Un credo qui a porté ses fruits puisque la CMA s’apprête à parapher aujourd’hui le préaccord d’Alger après plus de deux mois de tergiversations.
A la veille de la signature dudit document à Bamako pour amorcer la mise en œuvre du processus de paix, c’est un nouveau succès de la diplomatie algérienne dans cette quête difficile de retour à la paix et à la stabilité dans la bande sahélo-saharienne.
Formidable coup de théâtre algéro-malien aujourd’hui si la bonne nouvelle annoncée par l’APS se concrétise : il s’agit du paraphe par la Coordination des mouvements de l’Azawad (CMA) du document d’Alger, pré accord controversé un temps quand la CMA refusait d’y apposer sa caution le 1er mars dernier avant d’aller consulter sa base citoyenne dans le nord du Mali.
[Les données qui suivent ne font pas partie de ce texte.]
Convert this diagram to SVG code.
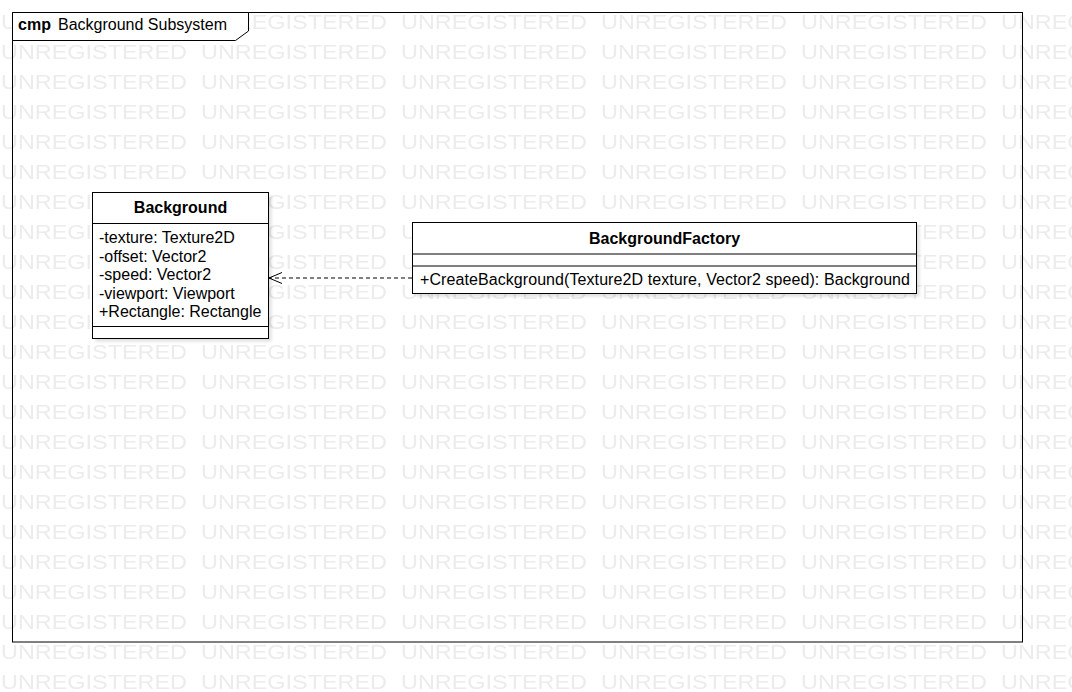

Il y eut par la suite des messages négatifs venus notamment de Kidal, un regain de violence imputé en partie au MNLA, membre actif de la CMA et enfin, le Deus ex machina prévu ce jour, à la veille de la signature de cet accord à Bamako par les groupes polico-armés et le gouvernement malien. Une cérémonie en présence de l’ensemble des acteurs de la médiation internationale conduite par l’Algérie en tant que chef de file.
C’est donc à Alger que la lacune sera comblée. La diplomatie algérienne a su faire preuve de patience et de compréhension pour obtenir des plus radicaux les concessions nécessaires à la paix durable pour ce pays frère qui souffre de l’instabilité chronique de son Septentrion depuis des décennies.
Diplomatie contre pessimisme
Chacun y allait de ses commentaires pessimistes, personne ne croyait plus à un retour de la CMA à la table des négociations. Il y a eu cette escalade militaire sur le terrain, des morts à déplorer dans le camp des militaires maliens comme dans celui des rebelles affiliés à la coordination ou plus précisément au MNLA.
A Ménaka, reprise par les forces armées maliennes, on aurait découvert des armes de fabrication française, à la frontière mauritanienne, la libre -circulation de rebelles bien entraînés a laissé dire que Nouakchott s’affairait à saboter l’événement du 15 mai… Les plus optimistes ont voulu voir des divisions internes à la CMA en opposant des figures du Mouvement national de libération de l’Azawad.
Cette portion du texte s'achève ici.